Collector’s Guide: John Ward studio pottery

12th April 2018

John Ward pottery

Lot 9. John Ward sculptural studio pottery vase, circa 1993. Estimate: £1,500-£2,500.

‘There is something compelling about the making of pots, regardless of function, which keeps me within the particular sphere; they are the focus of many interests and associations.’ – John Ward

The collecting trend for British studio pottery has been strong since Bernard Leach founded the movement in St Ives in the 1920’s and shows no signs of slowing. Ahead of the 20th Century & Contemporary Art & Design auction on 17th April, we take a look at a collection of pieces by British ceramic artist John Ward offered in the sale, who is attracting particular attention in the field. Widely regarded as one of Britain’s greatest potters, Ward’s hand-crafted pieces are on display at the V&A and the artist is a staple in books on contemporary ceramics. Unlike the works of Hans Coper and Lucie Rie that fetch stratospheric prices at auction, Ward is increasingly popular with collectors on the look out for a wave of new options available in this market.

John Ward pottery

Lot 8. John Ward sculptural studio pottery vase, circa 1993, Estimate: £3,500-£4,500.
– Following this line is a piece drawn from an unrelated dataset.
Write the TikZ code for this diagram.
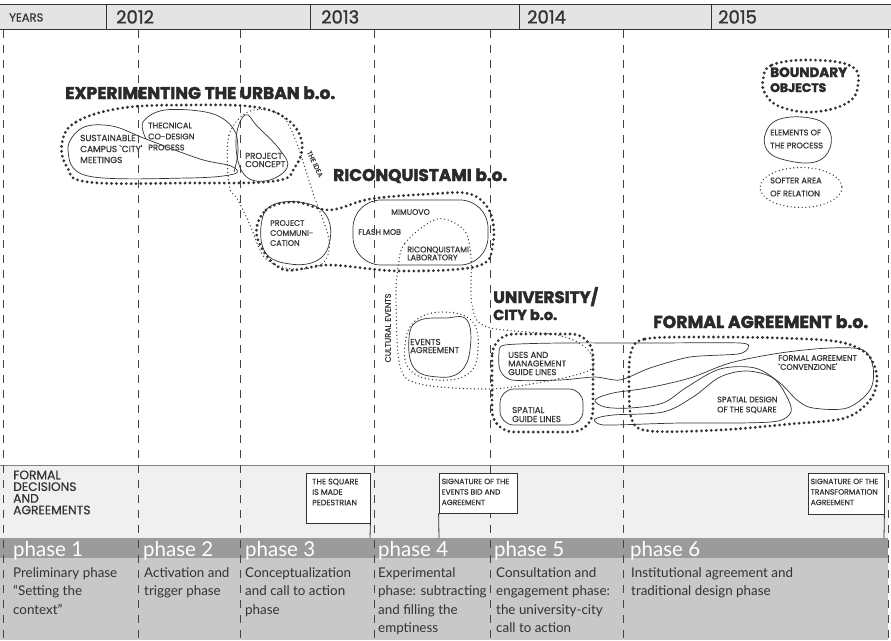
\documentclass[tikz,border=0pt]{standalone}
\usepackage{fontspec}
\usepackage{graphicx}
\setmainfont{Lato}
\newfontfamily\labfont{Poppins}[FakeBold=0.5]
\newfontfamily\yrfont{Poppins}[FakeBold=1.2]
\newfontfamily\ttlfont{Poppins}[BoldFeatures={FakeBold=2.2}]
\definecolor{bargray}{HTML}{E4E4E4}
\definecolor{fdgray}{HTML}{F0F0F0}
\definecolor{phgray}{HTML}{9B9B9B}
\definecolor{dsgray}{HTML}{C8C8C8}
\definecolor{ink}{HTML}{333333}
\definecolor{ttlc}{HTML}{2A2A2A}
\definecolor{dashc}{HTML}{444444}
\newcommand{\fitw}[2]{\resizebox{#1}{!}{#2}}
\begin{document}
\begin{tikzpicture}[x=1pt,y=-1pt,
 thickdots/.style={draw=ink, line width=3.1pt, dash pattern=on 0pt off 4.9pt, line cap=round},
 softdots/.style={draw=ink, line width=1.4pt, dash pattern=on 0pt off 3.7pt, line cap=round},
 element/.style={draw=ink, line width=0.7pt},
 vdash/.style={draw=dashc, line width=0.9pt, dash pattern=on 8pt off 7pt},
 lbl/.style={font=\labfont\fontsize{8.5}{9}\selectfont, text=ink, align=left, inner sep=0pt, anchor=west},
 ttl/.style={font=\ttlfont\bfseries\fontsize{16}{16}\selectfont, text=ttlc, inner sep=0pt, anchor=base west},
 phasetxt/.style={font=\fontsize{20.5}{20.5}\selectfont, text=white, inner sep=0pt, anchor=base west},
 desc/.style={font=\fontsize{13.4}{18.3}\selectfont, text=ink, align=left, inner sep=0pt, anchor=north west},
 fdbox/.style={draw=ink, fill=white, line width=0.8pt, inner sep=0pt},
 boxtxt/.style={font=\labfont\fontsize{7.9}{10.5}\selectfont, text=ink, align=left, inner sep=0pt, anchor=north west},
 yeartxt/.style={font=\yrfont\fontsize{18}{18}\selectfont, text=ink, inner sep=0pt, anchor=base west},
]
\useasboundingbox (0,0) rectangle (891,640);
\fill[white] (0,0) rectangle (891,640);
% top bar
\fill[bargray] (0,4) rectangle (891,29);
\draw[ink, line width=0.8pt] (0,4) -- (891,4) (0,29) -- (891,29);
\foreach \xx in {106,310,519,711} \draw[ink, line width=0.8pt] (\xx,4) -- (\xx,29);
\node[font=\labfont\fontsize{11.5}{11.5}\selectfont, text=ink, inner sep=0pt, anchor=base west] (years) at (9,21.5) {YEARS};
\node[yeartxt] (y12) at (116,23.5) {2012};
\node[yeartxt] (y13) at (321,23.5) {2013};
\node[yeartxt] (y14) at (527,23.5) {2014};
\node[yeartxt] (y15) at (718,23.5) {2015};
% bands
\fill[fdgray] (0,465) rectangle (888,538);
\draw[gray, line width=0.6pt] (0,465) -- (888,465);
\fill[phgray] (0,538) rectangle (888,558);
\fill[dsgray] (0,558) rectangle (888,640);
% vertical dashed lines
\foreach \xx in {3,138,240,374,490,623,888} \draw[vdash] (\xx,30) -- (\xx,640);

% ---------- EXPERIMENTING THE URBAN ----------
\draw[thickdots] plot[smooth cycle, tension=0.65] coordinates {(62,143) (76,122) (122,108) (188,105) (255,107) (288,120) (302,143) (295,167) (275,181) (188,183) (88,182) (67,167)};
\draw[element] plot[smooth cycle, tension=0.6] coordinates {(68,150) (82,128) (112,126) (146,139) (200,159) (231,166) (234,174) (188,178) (88,176)};
\draw[element] plot[smooth, tension=0.6] coordinates {(146,139) (143,122) (165,110) (210,113) (233,128) (238,150) (234,172)};
\draw[element] plot[smooth cycle, tension=0.7] coordinates {(245,115) (258,127) (280,150) (287,168) (265,181) (243,173) (236,140)};
\draw[softdots] plot[smooth cycle, tension=0.55] coordinates {(229,185) (229,135) (250,111) (281,115) (297,144) (313,193) (329,240) (322,264) (292,269) (265,258) (250,225) (238,200)};
\node[ttl] (t1) at (65,99) {\fitw{270pt}{EXPERIMENTING THE URBAN b.o.}};
\node[lbl, font=\labfont\fontsize{8.9}{11}\selectfont] (l1) at (80,149) {SUSTAINABLE\\CAMPUS `CITY'\\MEETINGS};
\node[lbl, font=\labfont\fontsize{8.2}{11}\selectfont] (l2) at (148,136.5) {THECNICAL\\CO-DESIGN\\PROCESS};
\node[lbl, font=\labfont\fontsize{8.6}{8.2}\selectfont] (l3) at (245,160) {PROJECT\\CONCEPT};
\node[lbl, rotate=-64, font=\labfont\fontsize{6.8}{7}\selectfont, anchor=center] (idea) at (315,164) {THE IDEA};

% ---------- RICONQUISTAMI ----------
\draw[thickdots] plot[smooth cycle, tension=0.6] coordinates {(257,237) (266,210) (295,202) (330,210) (370,199) (430,194) (470,194) (490,212) (493,243) (478,266) (400,271) (330,265) (282,269)};
\draw[element] plot[smooth cycle, tension=0.7] coordinates {(262,220) (275,204) (305,203) (326,215) (330,240) (318,260) (290,264) (265,252)};
\draw[element, rounded corners=28] (353,200) rectangle (488,265);
\node[ttl] (t2) at (333,181) {\fitw{174pt}{RICONQUISTAMI b.o.}};
\node[lbl, font=\labfont\fontsize{7.9}{10}\selectfont] (l4) at (270,233) {PROJECT\\COMMUNI-\\CATION};
\node[lbl, font=\labfont\fontsize{7.9}{9}\selectfont] (l5) at (391,212) {MIMUOVO};
\node[lbl, font=\labfont\fontsize{7.9}{9}\selectfont] (l6) at (358,232) {FLASH MOB};
\node[lbl, font=\labfont\fontsize{8}{8}\selectfont] (l7) at (407,253.5) {RICONQUISTAMI\\LABORATORY};

% ---------- cultural events / events agreement ----------
\draw[softdots] plot[smooth cycle, tension=0.55] coordinates {(398,268) (405,243) (437,219) (464,230) (471,258) (472,305) (487,327) (557,335) (585,347) (594,364) (583,373) (537,383) (487,389) (420,384) (400,366) (396,300)};
\draw[softdots] plot[smooth cycle, tension=0.7] coordinates {(405,345) (415,321) (443,312) (472,321) (478,350) (468,374) (437,380) (410,370)};
\draw[element] plot[smooth cycle, tension=0.7] coordinates {(409,338) (418,321) (445,318) (467,320) (470,350) (460,372) (438,377) (414,368)};
\node[lbl, rotate=90, anchor=center, font=\labfont\fontsize{8}{8}\selectfont] (cult) at (388,328) {CULTURAL EVENTS};
\node[lbl, font=\labfont\fontsize{8.6}{8}\selectfont] (l8) at (410,346) {EVENTS\\AGREEMENT};

% ---------- UNIVERSITY / CITY ----------
\draw[thickdots, rounded corners=22] (492,334) rectangle (593,432);
\draw[element] plot[smooth cycle, tension=0.45] coordinates {(505,345) (560,343) (650,343) (740,343) (748,348) (738,354) (690,357) (650,368) (620,380) (595,377) (560,380) (512,380) (500,370) (499,353)};
\draw[element, rounded corners=14] (500,389) rectangle (583,425);
\node[ttl] (t3) at (493,303) {\fitw{105pt}{UNIVERSITY/}};
\node[ttl] (t4) at (493,320) {\fitw{64pt}{CITY b.o.}};
\node[lbl, font=\labfont\fontsize{8.5}{8.6}\selectfont] (l9) at (508,363.5) {USES AND\\MANAGEMENT\\GUIDE LINES};
\node[lbl, font=\labfont\fontsize{8.6}{9}\selectfont] (l10) at (512,414.5) {SPATIAL\\GUIDE LINES};

% ---------- FORMAL AGREEMENT ----------
\draw[thickdots] plot[smooth cycle, tension=0.55] coordinates {(631,352) (645,339) (700,337) (780,338) (840,342) (868,355) (877,378) (870,400) (845,418) (790,424) (720,430) (650,431) (632,420) (629,385)};
\draw[element] plot[smooth cycle, tension=0.55] coordinates {(595,400) (613,393) (647,388) (690,378) (730,363) (780,353) (830,348) (863,350) (873,367) (870,390) (847,408) (813,408) (797,400) (780,383) (755,368) (720,369) (687,387) (663,403) (630,408) (605,407)};
\draw[element] plot[smooth cycle, tension=0.55] coordinates {(595,419) (613,415) (663,412) (693,397) (720,377) (747,371) (773,378) (787,397) (791,412) (778,421) (740,423) (680,423) (613,425) (599,424)};
\node[ttl] (t5) at (653,328) {\fitw{215pt}{FORMAL AGREEMENT b.o.}};
\node[lbl, font=\labfont\fontsize{8}{9}\selectfont] (l11) at (778,362.5) {FORMAL AGREEMENT\\`CONVENZIONE'};
\node[lbl, font=\labfont\fontsize{8}{10}\selectfont] (l12) at (717,405) {SPATIAL DESIGN\\OF THE SQUARE};

% ---------- legend ----------
\draw[thickdots] plot[smooth cycle, tension=0.7] coordinates {(763,80) (772,65) (810,60) (851,66) (858,85) (847,103) (813,112) (781,107) (766,95)};
\node[ttl] (t6) at (770,77) {\fitw{77pt}{BOUNDARY}};
\node[ttl] (t7) at (770,92) {\fitw{56pt}{OBJECTS}};
\draw[element] plot[smooth cycle, tension=0.7] coordinates {(766,132) (780,119) (810,118) (828,128) (830,148) (815,162) (785,160) (767,150)};
\node[lbl, font=\labfont\fontsize{8.2}{13}\selectfont] (l13) at (770,139) {ELEMENTS OF\\THE PROCESS};
\draw[softdots] (801,187.5) ellipse [x radius=41, y radius=20];
\node[lbl, font=\labfont\fontsize{8.2}{13}\selectfont] (l14) at (770,187) {SOFTER AREA\\OF RELATION};

% ---------- formal decisions band ----------
\node[font=\labfont\fontsize{12.3}{11.7}\selectfont, text=ink, align=left, inner sep=0pt, anchor=west] (fd) at (13,492.5) {FORMAL\\DECISIONS\\AND\\AGREEMENTS};
\node[fdbox, minimum width=64pt, minimum height=50pt] (sq) at (338,498) {};
\node[boxtxt] (sqt) at (312,478.5) {THE SQUARE\\IS MADE\\PEDESTRIAN};
\coordinate (sqend) at (370,538);
\draw[ink, line width=0.8pt] (sq.south east) -- (sqend);
\node[fdbox, minimum width=78pt, minimum height=40pt] (ev) at (478,493) {};
\node[boxtxt, font=\labfont\fontsize{7.6}{10.5}\selectfont] (evt) at (441.5,478.5) {SIGNATURE OF THE\\EVENTS BID AND\\AGREEMENT};
\coordinate (evend) at (439,538);
\draw[ink, line width=0.8pt] (ev.south west) -- (evend);
\node[fdbox, minimum width=76pt, minimum height=41pt] (tr) at (846,493.5) {};
\node[boxtxt, font=\labfont\fontsize{7.6}{10.5}\selectfont] (trt) at (810.5,478.5) {SIGNATURE OF THE\\TRANSFORMATION\\AGREEMENT};
\coordinate (trend) at (884,538);
\draw[ink, line width=0.8pt] (tr.south east) -- (trend);

% ---------- phases ----------
\node[phasetxt] (p1) at (13,556) {phase 1};
\node[phasetxt] (p2) at (143,556) {phase 2};
\node[phasetxt] (p3) at (245,556) {phase 3};
\node[phasetxt] (p4) at (378,556) {phase 4};
\node[phasetxt] (p5) at (494,556) {phase 5};
\node[phasetxt] (p6) at (630,556) {phase 6};
\node[desc] (d1) at (13,567.5) {Preliminary phase\\“Setting the\\context”};
\node[desc] (d2) at (144,567.5) {Activation and\\trigger phase};
\node[desc] (d3) at (245,567.5) {Conceptualization\\and call to action\\phase};
\node[desc] (d4) at (378,567.5) {Experimental\\phase: subtracting\\and filling the\\emptiness};
\node[desc] (d5) at (496,567.5) {Consultation and\\engagement phase:\\the university-city\\call to action};
\node[desc] (d6) at (631,567.5) {Institutional agreement and\\traditional design phase};
\end{tikzpicture}
\end{document}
‘My aim is to make pots which have simple forms with integral decoration and aspects which can interact with the environment in interesting ways; to try and express a balance between these dynamic qualities and a sense of stillness or containment.’ – John Ward

Influenced by the clean and pure forms of ancient Chinese and Egyptian pre-glaze pottery, early Cypriot pottery and early Persian bowls, Ward uses flattened coils of clay and a pinched base to produce the hollow forms that characterise his sculptural vases. Ancient influences are accompanied by an interest in varying aspects seen in the work of more recent and acclaimed potters;  the formal strength of Hans Coper, Lucie Rie’s use of light and colour and Ian Godfrey’s experimentation with form and texture. Sometimes altered by cutting and rejoining to create ridges and grooves between curving surfaces, a pebble is then used to burnish the work. Ward’s pots are twice-fired in a kiln and he uses only matt glazes.

John Ward pottery

Lot 10. John Ward studio pottery vase, circa 1993. Estimate: £600-£800.